Of course since it is possible to follow the hierarchy with object.parent, it is possible to keep track of everything yourself. But this is a rather complicated (and slow) method. But that is the only solution that I can think of for now. All these quirks of Lightflow really have slowed things done for me.

(Hos) #15

Yes, the child becomes under the influence of a shear
transformation (involving nonorthogonal eigenvectors),
which isn’t solvable in terms of simple Loc, Rot, Scale alone
(which will only yield orthogonal eigenvectors). Following the
heirarchy is the only way to go.


(eeshlo) #16

Following the hierarchy is maybe not the solution. Just going along the hierarchy and collecting rotation & scaling does not solve the problem that the transformations are relative to the initial state of the parent object, and there is no way to know what that initial transform is. Unless somebody can tell me otherwise, I’m no expert in this field… The shearing caused by non-uniform scaling would still exist too afaik…
I did find something else that also deals with the matrix problem, it’s called ‘polar decomposition’ by Ken Shoemake, sourcecode for it is in Graphics Gems IV. I tested this and it does seem to fit the rotations better, but the shearing factor still prevents a perfect fit.
I really can’t see any other solution but to use the matrix directly, unfortunately there doesn’t seem to be any way to do that with the Python/Lightflow combination. So basically, the script in it’s current form is not going to work well, unless I use the matrix directly to transform the meshes before exporting, but that makes it not very flexible…

(theeth) #17

well, people should use in-edit mode scaling for anything that touches modelling, anyway. And non-uniform scaling often cause some bugs in Blender (scaling to 0 in one direction is fatal to translation).


(Hos) #18

How do you specify transformations in Lightflow?
A matrix? Or is it with Loc, Rot, Scale only?
Does it support parenting?


(eeshlo) #19

It is all done with indirect matrix manipulation.

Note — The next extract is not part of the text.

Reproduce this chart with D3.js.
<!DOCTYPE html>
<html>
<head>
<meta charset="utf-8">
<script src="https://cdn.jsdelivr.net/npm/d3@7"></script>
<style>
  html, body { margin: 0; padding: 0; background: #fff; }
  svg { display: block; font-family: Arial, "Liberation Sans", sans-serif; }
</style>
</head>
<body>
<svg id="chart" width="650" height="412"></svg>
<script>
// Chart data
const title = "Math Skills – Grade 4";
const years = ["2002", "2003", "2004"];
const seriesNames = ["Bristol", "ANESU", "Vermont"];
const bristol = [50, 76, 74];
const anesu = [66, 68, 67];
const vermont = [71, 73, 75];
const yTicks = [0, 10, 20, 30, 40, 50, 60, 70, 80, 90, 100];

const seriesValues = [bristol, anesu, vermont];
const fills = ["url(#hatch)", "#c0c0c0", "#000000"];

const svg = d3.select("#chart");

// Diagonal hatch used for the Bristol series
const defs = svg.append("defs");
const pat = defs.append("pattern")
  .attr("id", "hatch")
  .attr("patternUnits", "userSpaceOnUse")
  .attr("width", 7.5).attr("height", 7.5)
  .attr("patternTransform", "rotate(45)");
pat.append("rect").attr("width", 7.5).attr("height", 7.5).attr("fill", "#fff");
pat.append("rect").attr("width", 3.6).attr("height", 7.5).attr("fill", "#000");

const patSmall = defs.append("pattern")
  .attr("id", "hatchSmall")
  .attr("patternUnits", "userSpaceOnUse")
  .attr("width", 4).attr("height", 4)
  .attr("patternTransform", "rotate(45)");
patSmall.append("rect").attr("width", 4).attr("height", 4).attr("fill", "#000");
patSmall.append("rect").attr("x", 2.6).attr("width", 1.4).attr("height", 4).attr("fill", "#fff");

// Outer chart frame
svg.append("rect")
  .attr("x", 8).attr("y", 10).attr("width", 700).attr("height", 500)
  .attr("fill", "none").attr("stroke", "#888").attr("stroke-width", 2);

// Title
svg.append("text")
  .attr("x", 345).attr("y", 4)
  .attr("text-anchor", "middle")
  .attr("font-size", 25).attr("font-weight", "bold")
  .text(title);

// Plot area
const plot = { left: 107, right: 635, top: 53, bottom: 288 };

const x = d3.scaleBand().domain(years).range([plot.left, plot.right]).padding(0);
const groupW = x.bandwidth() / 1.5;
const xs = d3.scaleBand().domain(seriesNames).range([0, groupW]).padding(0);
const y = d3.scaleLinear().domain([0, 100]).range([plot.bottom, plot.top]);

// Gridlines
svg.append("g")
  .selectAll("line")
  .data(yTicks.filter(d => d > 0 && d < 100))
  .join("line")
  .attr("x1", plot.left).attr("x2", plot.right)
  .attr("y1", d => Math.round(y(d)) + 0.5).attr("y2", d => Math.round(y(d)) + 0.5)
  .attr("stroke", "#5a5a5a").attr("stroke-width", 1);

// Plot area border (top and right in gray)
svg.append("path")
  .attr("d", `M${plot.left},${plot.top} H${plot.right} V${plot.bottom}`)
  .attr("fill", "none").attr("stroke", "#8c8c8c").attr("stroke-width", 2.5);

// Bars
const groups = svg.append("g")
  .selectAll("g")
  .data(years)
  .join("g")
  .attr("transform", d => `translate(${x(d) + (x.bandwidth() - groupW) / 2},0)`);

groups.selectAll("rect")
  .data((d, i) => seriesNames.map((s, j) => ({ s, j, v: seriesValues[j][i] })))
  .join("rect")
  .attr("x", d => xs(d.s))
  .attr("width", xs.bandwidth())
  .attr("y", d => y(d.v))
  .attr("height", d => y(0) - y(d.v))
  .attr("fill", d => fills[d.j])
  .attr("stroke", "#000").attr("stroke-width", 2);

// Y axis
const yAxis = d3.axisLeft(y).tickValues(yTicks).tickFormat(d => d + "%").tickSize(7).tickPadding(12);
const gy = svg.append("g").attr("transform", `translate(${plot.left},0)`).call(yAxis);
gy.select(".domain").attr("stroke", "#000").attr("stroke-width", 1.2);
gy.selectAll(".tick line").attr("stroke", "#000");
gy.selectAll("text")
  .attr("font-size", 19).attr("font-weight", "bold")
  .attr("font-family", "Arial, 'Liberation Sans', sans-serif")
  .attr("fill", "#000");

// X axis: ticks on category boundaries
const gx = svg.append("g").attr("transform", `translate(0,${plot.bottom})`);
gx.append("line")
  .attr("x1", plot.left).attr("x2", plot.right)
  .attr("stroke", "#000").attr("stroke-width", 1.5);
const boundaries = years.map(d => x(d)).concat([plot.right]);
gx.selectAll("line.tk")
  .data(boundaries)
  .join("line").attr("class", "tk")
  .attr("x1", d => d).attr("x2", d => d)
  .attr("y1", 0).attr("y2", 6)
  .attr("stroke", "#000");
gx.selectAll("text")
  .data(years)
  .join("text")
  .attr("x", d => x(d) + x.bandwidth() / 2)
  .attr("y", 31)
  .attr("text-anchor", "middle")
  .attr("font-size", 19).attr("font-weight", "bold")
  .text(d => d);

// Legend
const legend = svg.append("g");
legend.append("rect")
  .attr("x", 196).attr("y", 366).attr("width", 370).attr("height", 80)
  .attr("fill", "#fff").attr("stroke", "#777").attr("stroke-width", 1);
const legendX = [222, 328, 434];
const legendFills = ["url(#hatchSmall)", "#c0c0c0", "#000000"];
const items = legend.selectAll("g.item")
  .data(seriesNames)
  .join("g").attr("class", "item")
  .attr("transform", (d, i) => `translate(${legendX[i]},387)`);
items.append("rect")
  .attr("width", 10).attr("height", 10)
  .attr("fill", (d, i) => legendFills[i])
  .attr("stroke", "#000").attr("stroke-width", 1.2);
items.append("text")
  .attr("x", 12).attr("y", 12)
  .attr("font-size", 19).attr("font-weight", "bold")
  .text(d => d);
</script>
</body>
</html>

Only rotation, scaling, translation are supported, as well as a number of other undocumented functions as ReflectionOnXY, AlignmentTo, rotationAroundAxis etc… No direct matrix write access, it is read-only, at least I can’t find any way to set it directly, I have tried, I would have no problems if it did. But I am going to forget about it, I am just going to adapt the documentation for the script to warn users that they should only use uniform scaling on parents or otherwise scale in edit mode. I had lots of plans for things I was going to do (partly started already), but it is all taking too long, I can’t let theeth wait any longer before I get back to work on Dynamica…

(beatabix) #20

rather than saying “do it in edit mode”, couldn’t you tell people to apply scale before they export (i forget the hotkey --> is it CTRL+A?).

it might be a more elegant solution.